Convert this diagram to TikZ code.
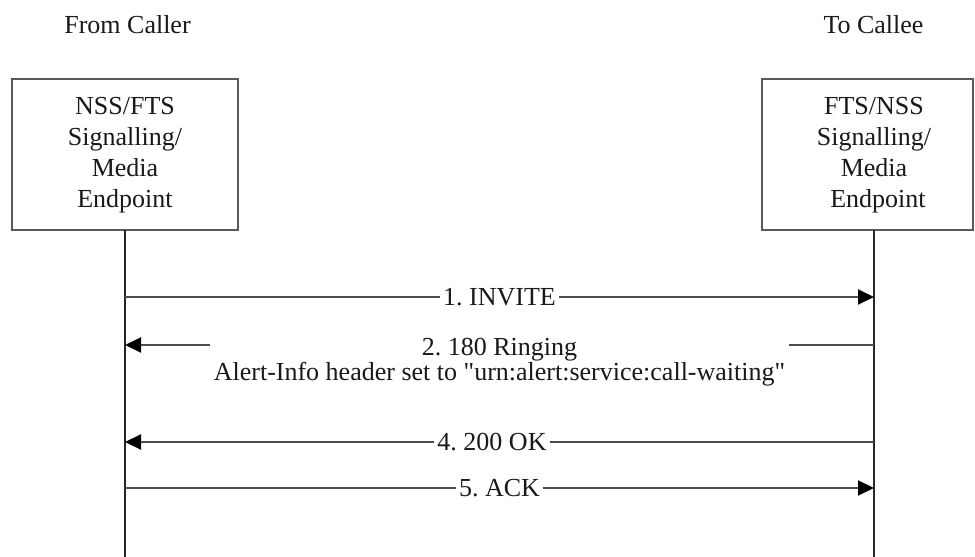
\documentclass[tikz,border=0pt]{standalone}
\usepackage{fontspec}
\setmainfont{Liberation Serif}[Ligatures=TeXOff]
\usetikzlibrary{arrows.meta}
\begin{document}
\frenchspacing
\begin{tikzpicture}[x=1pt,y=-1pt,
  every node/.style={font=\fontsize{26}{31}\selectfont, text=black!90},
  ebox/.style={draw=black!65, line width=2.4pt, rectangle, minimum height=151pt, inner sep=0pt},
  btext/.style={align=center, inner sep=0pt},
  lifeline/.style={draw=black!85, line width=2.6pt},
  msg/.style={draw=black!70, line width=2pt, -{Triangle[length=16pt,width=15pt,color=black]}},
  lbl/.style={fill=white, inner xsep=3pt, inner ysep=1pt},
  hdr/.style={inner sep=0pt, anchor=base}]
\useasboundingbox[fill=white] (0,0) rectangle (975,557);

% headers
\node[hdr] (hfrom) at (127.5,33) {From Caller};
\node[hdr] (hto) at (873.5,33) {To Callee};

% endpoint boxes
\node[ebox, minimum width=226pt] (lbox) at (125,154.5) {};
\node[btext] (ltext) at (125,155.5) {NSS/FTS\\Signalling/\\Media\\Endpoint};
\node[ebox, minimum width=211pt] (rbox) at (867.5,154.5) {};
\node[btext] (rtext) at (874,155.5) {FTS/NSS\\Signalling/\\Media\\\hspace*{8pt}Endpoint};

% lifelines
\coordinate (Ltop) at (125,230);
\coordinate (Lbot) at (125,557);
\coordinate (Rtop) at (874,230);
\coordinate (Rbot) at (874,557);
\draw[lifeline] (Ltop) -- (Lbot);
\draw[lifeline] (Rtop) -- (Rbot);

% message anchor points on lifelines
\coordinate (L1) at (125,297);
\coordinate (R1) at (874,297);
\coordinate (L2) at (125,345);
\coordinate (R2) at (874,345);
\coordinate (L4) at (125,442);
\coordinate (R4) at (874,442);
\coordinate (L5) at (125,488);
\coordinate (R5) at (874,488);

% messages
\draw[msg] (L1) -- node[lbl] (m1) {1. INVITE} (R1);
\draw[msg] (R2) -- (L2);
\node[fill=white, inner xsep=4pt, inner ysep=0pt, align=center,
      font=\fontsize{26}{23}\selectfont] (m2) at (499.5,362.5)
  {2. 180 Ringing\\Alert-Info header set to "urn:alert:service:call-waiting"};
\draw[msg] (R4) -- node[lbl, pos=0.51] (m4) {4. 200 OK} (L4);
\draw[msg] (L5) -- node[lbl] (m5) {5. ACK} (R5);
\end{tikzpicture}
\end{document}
——
▶ Goal:
Give the data again exactly as written, with all pictures left out.

▶ Full response:
Convert this diagram to TikZ code.
\documentclass[tikz,border=0pt]{standalone}
\usepackage{fontspec}
\setmainfont{Liberation Serif}[Ligatures=TeXOff]
\usetikzlibrary{arrows.meta}
\begin{document}
\frenchspacing
\begin{tikzpicture}[x=1pt,y=-1pt,
  every node/.style={font=\fontsize{26}{31}\selectfont, text=black!90},
  ebox/.style={draw=black!65, line width=2.4pt, rectangle, minimum height=151pt, inner sep=0pt},
  btext/.style={align=center, inner sep=0pt},
  lifeline/.style={draw=black!85, line width=2.6pt},
  msg/.style={draw=black!70, line width=2pt, -{Triangle[length=16pt,width=15pt,color=black]}},
  lbl/.style={fill=white, inner xsep=3pt, inner ysep=1pt},
  hdr/.style={inner sep=0pt, anchor=base}]
\useasboundingbox[fill=white] (0,0) rectangle (975,557);

% headers
\node[hdr] (hfrom) at (127.5,33) {From Caller};
\node[hdr] (hto) at (873.5,33) {To Callee};

% endpoint boxes
\node[ebox, minimum width=226pt] (lbox) at (125,154.5) {};
\node[btext] (ltext) at (125,155.5) {NSS/FTS\\Signalling/\\Media\\Endpoint};
\node[ebox, minimum width=211pt] (rbox) at (867.5,154.5) {};
\node[btext] (rtext) at (874,155.5) {FTS/NSS\\Signalling/\\Media\\\hspace*{8pt}Endpoint};

% lifelines
\coordinate (Ltop) at (125,230);
\coordinate (Lbot) at (125,557);
\coordinate (Rtop) at (874,230);
\coordinate (Rbot) at (874,557);
\draw[lifeline] (Ltop) -- (Lbot);
\draw[lifeline] (Rtop) -- (Rbot);

% message anchor points on lifelines
\coordinate (L1) at (125,297);
\coordinate (R1) at (874,297);
\coordinate (L2) at (125,345);
\coordinate (R2) at (874,345);
\coordinate (L4) at (125,442);
\coordinate (R4) at (874,442);
\coordinate (L5) at (125,488);
\coordinate (R5) at (874,488);

% messages
\draw[msg] (L1) -- node[lbl] (m1) {1. INVITE} (R1);
\draw[msg] (R2) -- (L2);
\node[fill=white, inner xsep=4pt, inner ysep=0pt, align=center,
      font=\fontsize{26}{23}\selectfont] (m2) at (499.5,362.5)
  {2. 180 Ringing\\Alert-Info header set to "urn:alert:service:call-waiting"};
\draw[msg] (R4) -- node[lbl, pos=0.51] (m4) {4. 200 OK} (L4);
\draw[msg] (L5) -- node[lbl] (m5) {5. ACK} (R5);
\end{tikzpicture}
\end{document}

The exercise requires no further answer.